Key things to remember about Adaptive Strategies

  • Adaptive strategies are the ways societies adjust to their environment to meet basic needs like food, shelter, and materials.

  • Foraging, pastoralism, horticulture, agriculture, and industrialism are major adaptive strategies archaeologists use to classify lifeways.

  • Archaeologists identify adaptive strategies by reading material evidence such as tools, bones, seeds, storage features, and settlement patterns.

  • A society can change adaptive strategies over time, especially when climate, population, technology, or trade changes.

  • The term is useful because it links artifacts to real decisions about survival, mobility, and resource use.

Frequently asked questions about Adaptive Strategies

What is adaptive strategies in Intro to Archaeology?

Adaptive strategies are the different ways people organize survival in response to their environment, especially through food gathering, herding, farming, and technology. In archaeology, the term helps explain why one group stayed mobile while another built permanent settlements. You use it to connect artifacts and ecofacts to daily life.

Is adaptive strategies the same as subsistence patterns?

They overlap, but they are not exactly the same. Subsistence patterns describe how people get food and resources, while adaptive strategies explain the broader environmental adjustment behind those choices. A group’s subsistence pattern is part of its adaptive strategy, not the whole story.

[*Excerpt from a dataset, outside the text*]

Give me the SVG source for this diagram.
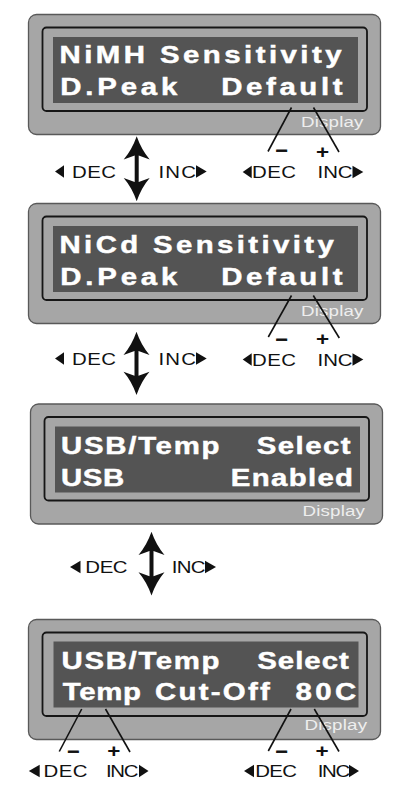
<svg xmlns="http://www.w3.org/2000/svg" width="409" height="790" viewBox="0 0 409 790">
<style>
.outer{fill:#a6a6a6;stroke:#595959;stroke-width:1.3}
.frame{fill:#a6a6a6;stroke:#161616;stroke-width:1.8}
.lcd{fill:#545454}
.lcdt{font-family:"Liberation Sans",Arial,sans-serif;font-weight:bold;font-size:23.5px;fill:#ffffff;stroke:#ffffff;stroke-width:0.45}
.disp{font-family:"Liberation Sans",Arial,sans-serif;font-size:15px;fill:#eeeeee}
.lbl{font-family:"Liberation Sans",Arial,sans-serif;font-size:17px;fill:#111111}
.sign{font-family:"Liberation Sans",Arial,sans-serif;font-weight:bold;font-size:16px;fill:#111111;stroke:#111111;stroke-width:0.8;text-anchor:middle}
.plus{font-family:"Liberation Sans",Arial,sans-serif;font-weight:bold;font-size:18px;fill:#111111;text-anchor:middle}
.lead{stroke:#111111;stroke-width:1.6;fill:none}
.tri{fill:#111111}
.arr{fill:#111111}
</style>

<g id="panel-nimh">
<rect class="outer" x="28.5" y="14.5" width="352" height="120" rx="8"/>
<rect class="frame" x="42.5" y="27.5" width="324.5" height="83.5" rx="4"/>
<rect class="lcd" x="53" y="37" width="305" height="66"/>
<g transform="scale(1.25 1)">
<text class="lcdt" x="47.6" y="63.5" textLength="225.6" lengthAdjust="spacing">NiMH Sensitivity</text>
<text class="lcdt" x="48.24" y="95.5" textLength="93.6" lengthAdjust="spacing">D.Peak</text>
<text class="lcdt" x="176.96" y="95.5" textLength="97.04" lengthAdjust="spacing">Default</text>
<text class="disp" x="240.8" y="127" textLength="50" lengthAdjust="spacing">Display</text>
<text class="sign" x="225.04" y="156.3">−</text>
<text class="plus" x="258" y="158.3">+</text>
</g>
<line class="lead" x1="291.5" y1="107.5" x2="268" y2="151.5"/>
<line class="lead" x1="313.5" y1="107.5" x2="339" y2="152"/>
<polygon class="tri" points="242.7,172 251.7,165.7 251.7,178.3"/>
<g transform="scale(1.2 1)">
<text class="lbl" x="210" y="178.3" textLength="36.58" lengthAdjust="spacing">DEC</text>
<text class="lbl" x="264.58" y="178.3" textLength="29.25" lengthAdjust="spacing">INC</text>
</g>
<polygon class="tri" points="352.5,165.7 363.3,172 352.5,178.3"/>
</g>

<g id="panel-nicd">
<rect class="outer" x="28.5" y="203.5" width="352" height="120" rx="8"/>
<rect class="frame" x="42.5" y="216.5" width="324.5" height="83.5" rx="4"/>
<rect class="lcd" x="53" y="226" width="305" height="66"/>
<g transform="scale(1.25 1)">
<text class="lcdt" x="47.6" y="253" textLength="219.44" lengthAdjust="spacing">NiCd Sensitivity</text>
<text class="lcdt" x="48.24" y="285" textLength="93.6" lengthAdjust="spacing">D.Peak</text>
<text class="lcdt" x="176.96" y="285" textLength="97.04" lengthAdjust="spacing">Default</text>
<text class="disp" x="240.8" y="316.5" textLength="50" lengthAdjust="spacing">Display</text>
<text class="sign" x="225.04" y="344.6">−</text>
<text class="plus" x="258" y="345">+</text>
</g>
<line class="lead" x1="291.5" y1="295.5" x2="268.3" y2="337"/>
<line class="lead" x1="313.3" y1="295.5" x2="339.3" y2="338"/>
<polygon class="tri" points="242.7,359.5 251.7,353.2 251.7,365.8"/>
<g transform="scale(1.2 1)">
<text class="lbl" x="210" y="366" textLength="36.58" lengthAdjust="spacing">DEC</text>
<text class="lbl" x="264.58" y="366" textLength="29.25" lengthAdjust="spacing">INC</text>
</g>
<polygon class="tri" points="352.5,353.2 363.3,359.5 352.5,365.8"/>
</g>

<g id="panel-usb">
<rect class="outer" x="30.5" y="404" width="352" height="120" rx="8"/>
<rect class="frame" x="44.5" y="417" width="324.5" height="83.5" rx="4"/>
<rect class="lcd" x="55" y="426.5" width="305" height="66"/>
<g transform="scale(1.25 1)">
<text class="lcdt" x="48.8" y="454" textLength="126.8" lengthAdjust="spacing">USB/Temp</text>
<text class="lcdt" x="205.36" y="454" textLength="75.04" lengthAdjust="spacing">Select</text>
<text class="lcdt" x="48.8" y="486" textLength="50.64" lengthAdjust="spacing">USB</text>
<text class="lcdt" x="184.64" y="486" textLength="97.76" lengthAdjust="spacing">Enabled</text>
<text class="disp" x="242" y="516.5" textLength="50" lengthAdjust="spacing">Display</text>
</g>
</g>

<g id="panel-temp">
<rect class="outer" x="28.5" y="619.5" width="352" height="120" rx="8"/>
<rect class="frame" x="42.5" y="632.5" width="324.5" height="83.5" rx="4"/>
<rect class="lcd" x="53.5" y="641.5" width="305" height="66"/>
<g transform="scale(1.25 1)">
<text class="lcdt" x="49.28" y="669" textLength="126.32" lengthAdjust="spacing">USB/Temp</text>
<text class="lcdt" x="205.84" y="669" textLength="73.2" lengthAdjust="spacing">Select</text>
<text class="lcdt" x="50.24" y="700" textLength="62.56" lengthAdjust="spacing">Temp</text>
<text class="lcdt" x="124" y="700" textLength="91.8" lengthAdjust="spacing">Cut-Off</text>
<text class="lcdt" x="236.4" y="700" textLength="48.56" lengthAdjust="spacing">80C</text>
<text class="disp" x="243.6" y="730" textLength="50" lengthAdjust="spacing">Display</text>
<text class="sign" x="58.4" y="757.3">−</text>
<text class="plus" x="91.04" y="757.3">+</text>
<text class="sign" x="225.04" y="757.3">−</text>
<text class="plus" x="257.6" y="757.3">+</text>
</g>
<line class="lead" x1="81.7" y1="709" x2="59.3" y2="751.5"/>
<line class="lead" x1="105.5" y1="709" x2="130" y2="752"/>
<line class="lead" x1="291" y1="709" x2="268.3" y2="751"/>
<line class="lead" x1="314.3" y1="709" x2="339" y2="751.5"/>
<polygon class="tri" points="28.8,771 39.7,764.7 39.7,777.3"/>
<polygon class="tri" points="139,764.7 148.5,771 139,777.3"/>
<polygon class="tri" points="244,771 254,764.7 254,777.3"/>
<polygon class="tri" points="349,764.7 359,771 349,777.3"/>
<g transform="scale(1.2 1)">
<text class="lbl" x="36.33" y="777" textLength="36.67" lengthAdjust="spacing">DEC</text>
<text class="lbl" x="88.33" y="777" textLength="27" lengthAdjust="spacing">INC</text>
<text class="lbl" x="212.75" y="777" textLength="34.67" lengthAdjust="spacing">DEC</text>
<text class="lbl" x="264.83" y="777" textLength="27" lengthAdjust="spacing">INC</text>
</g>
</g>

<g id="connectors">
<path class="arr" d="M136.7,136.3 Q141.5,150 149.7,159.5 L138.7,155.5 L138.7,182.1 L149.7,178.1 Q141.5,187.6 136.7,201.3 Q131.9,187.6 123.7,178.1 L134.7,182.1 L134.7,155.5 L123.7,159.5 Q131.9,150 136.7,136.3 Z"/>
<polygon class="tri" points="55,171.5 64,165.2 64,177.8"/>
<polygon class="tri" points="196,165.2 206.7,171.5 196,177.8"/>

<path class="arr" d="M136.5,331.7 Q141.3,345.4 149.5,354.9 L138.5,350.9 L138.5,375.8 L149.5,371.8 Q141.3,381.3 136.5,395 Q131.7,381.3 123.5,371.8 L134.5,375.8 L134.5,350.9 L123.5,354.9 Q131.7,345.4 136.5,331.7 Z"/>
<polygon class="tri" points="55,358.5 64,352.2 64,364.8"/>
<polygon class="tri" points="196,352.2 206.7,358.5 196,364.8"/>

<path class="arr" d="M151.5,531.7 Q156.3,545.4 164.5,554.9 L153.5,550.9 L153.5,576.3 L164.5,572.3 Q156.3,581.8 151.5,595.5 Q146.7,581.8 138.5,572.3 L149.5,576.3 L149.5,550.9 L138.5,554.9 Q146.7,545.4 151.5,531.7 Z"/>
<polygon class="tri" points="70,567 80.5,560.7 80.5,573.3"/>
<polygon class="tri" points="205,560.7 216,567 205,573.3"/>

<g transform="scale(1.2 1)">
<text class="lbl" x="60" y="178" textLength="36.67" lengthAdjust="spacing">DEC</text>
<text class="lbl" x="132.08" y="178" textLength="31.17" lengthAdjust="spacing">INC</text>
<text class="lbl" x="60" y="365" textLength="36.67" lengthAdjust="spacing">DEC</text>
<text class="lbl" x="132.08" y="365" textLength="31.17" lengthAdjust="spacing">INC</text>
<text class="lbl" x="71.08" y="573.3" textLength="35.25" lengthAdjust="spacing">DEC</text>
<text class="lbl" x="143.17" y="573.3" textLength="28" lengthAdjust="spacing">INC</text>
</g>
</g>
</svg>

What are examples of adaptive strategies in archaeology?

Common examples include foraging, pastoralism, horticulture, agriculture, and industrialism. A mobile hunting and gathering group uses one strategy, while a herding society in a dry region may use another. Archaeologists compare settlement evidence, tools, and plant or animal remains to tell them apart.

How do archaeologists identify adaptive strategies from evidence?

They look at what was left behind, such as animal bones, seeds, grinding tools, storage pits, house forms, and site location. Those clues show whether people were mobile or settled, specialized or mixed, and how they managed resources. The pattern matters more than any single artifact.